Bitcoin Scam Drains 5.9 BTC From Musician Wallet

A single phishing incident erased 5.9 bitcoin worth roughly $420,000, highlighting persistent security gaps even among hardware wallet users. The loss underscores how social engineering attacks continue to bypass technical safeguards in self-custody setups.

Garrett Dutton, an American musician known as G. Love, said he lost the funds after downloading a fake Ledger Live app from Apple’s App Store. He entered his seed phrase into the malicious interface, granting attackers full access to his wallet. The incident occurred on a newly set-up computer, and only his bitcoin holdings were affected.

How Are Fake Wallet Apps Still Reaching Users?

The attack reflects a broader pattern of increasingly sophisticated impersonation tactics targeting hardware wallet users. While phishing emails and spoofed websites remain common, fake applications distributed through trusted platforms introduce an additional layer of risk. Comparable scams have previously relied on physical mail campaigns, but app-based vectors now scale faster and reach less technical users.
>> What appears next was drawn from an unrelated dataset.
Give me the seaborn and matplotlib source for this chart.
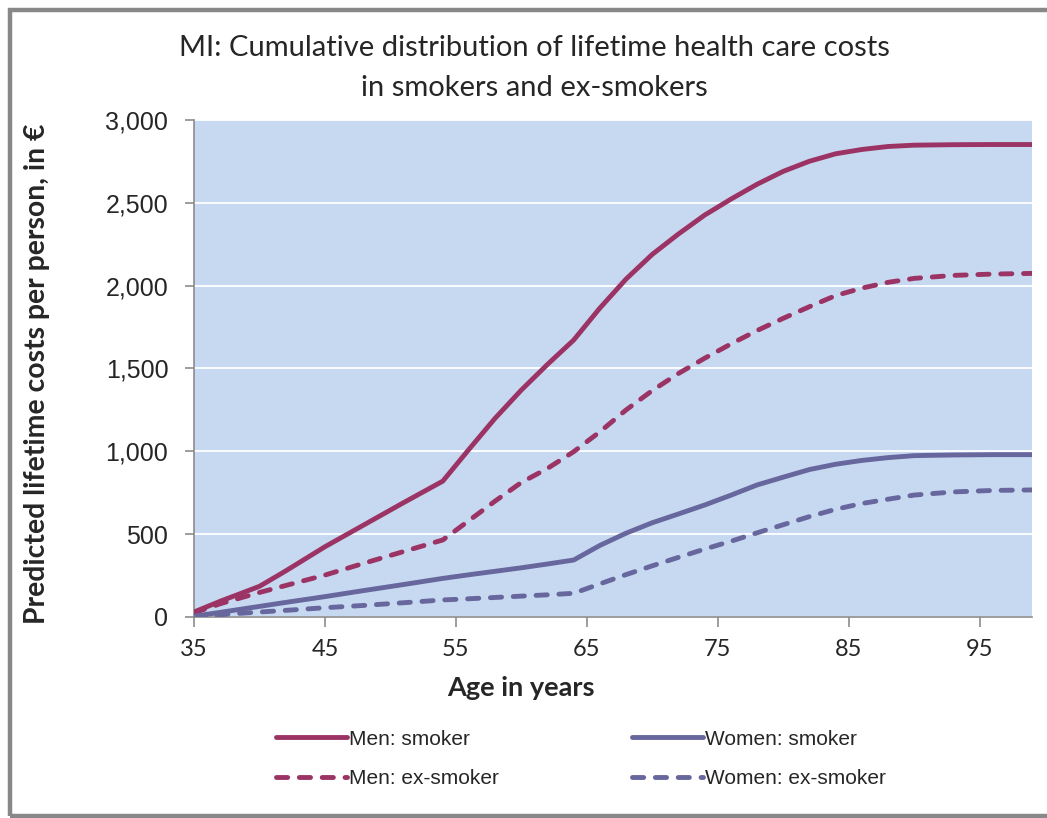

“All my BTC gone in an instant,” Dutton wrote in a public post, describing the loss as his retirement savings.

Blockchain investigator ZachXBT said the stolen funds were routed through KuCoin deposit addresses across nine transactions, indicating a structured laundering process. Ledger has repeatedly warned that malicious apps can appear on official marketplaces and advised users to download software only from its website.

Still, crypto-related fraud continues to expand in both scale and frequency. Losses reached $11.36 billion in 2025, according to the FBI’s Internet Crime Report, while complaints rose 21% year-over-year to 181,565 cases. The average reported loss stood at $62,604, with over 18,000 victims losing more than $100,000. Does increased adoption continue to outpace user security awareness?

Market participants now face growing pressure to balance usability with security in self-custody tools. The next catalyst will be whether platform operators tighten app verification standards or regulators increase scrutiny on distribution channels enabling impersonation attacks.